“One man, one year, one world of conflict!”
I can’t be the only one who thinks this sounds like a tv format- as so much does on the web these days. As commissioning editors churn out tired ideas on our tv screens, along come the forward-thinking web developers. I’ve certainly never heard of a war correspondent working exclusively online like Kevin Sites did for Yahoo back in 2006-08. I find his hotzone site very interesting in the context of the things we’ve been looking at. Most of all I believe it offers a glimpse into the future- video blog entries uploaded each week, made by one man with minimal, necessary equipment.
It seems remarkable that all the content can come from a mere rucksack of stuff. Just look at the part of the site where it shows Kevin’s equipment; it shows you just how far technology has come in a few years. The cameras are light, the satellite phone is tiny and there are entire editing suites on computers the size of hardback books.
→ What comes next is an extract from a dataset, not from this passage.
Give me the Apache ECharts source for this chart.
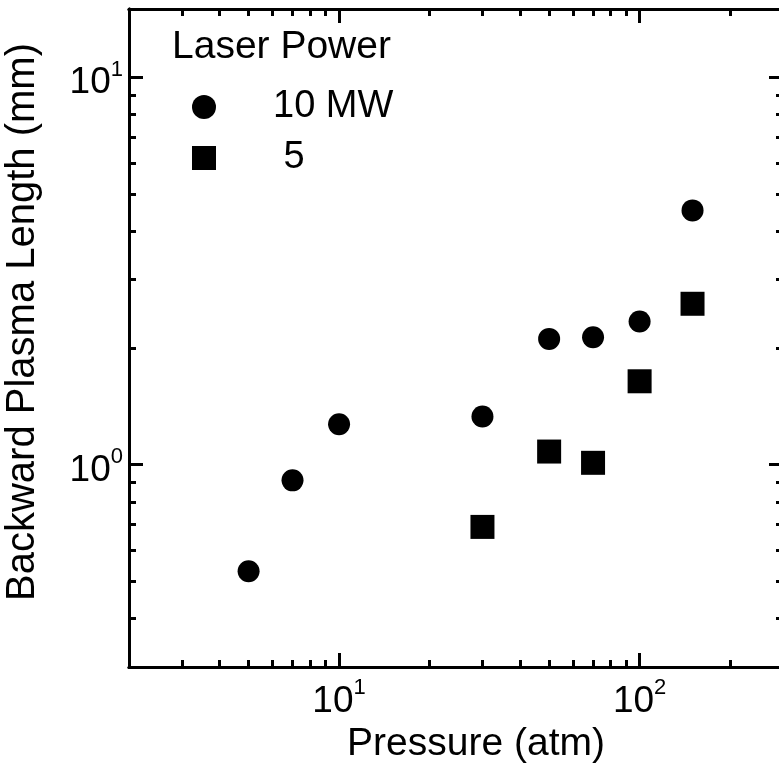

As technology becomes easier, more complex, smaller and cheaper the possibilities become great- but questions are raised. The technology is available to almost anyone and the number of voices straining to be heard rises and rises. This is the twitter universe. We choose who we listen to but have less of an idea about who they are.
The hotzone may be a bad example because the reporting is excellent and Sites is obviously a well-respected correspondent, but this is still one man’s take on the world. The camera never lies? The irony of that old saying is that the camera can only ever show the perspective of the person who uses it. If journalists are expected to create accurate unbiased reports, it’s surely a lot harder to do it alone?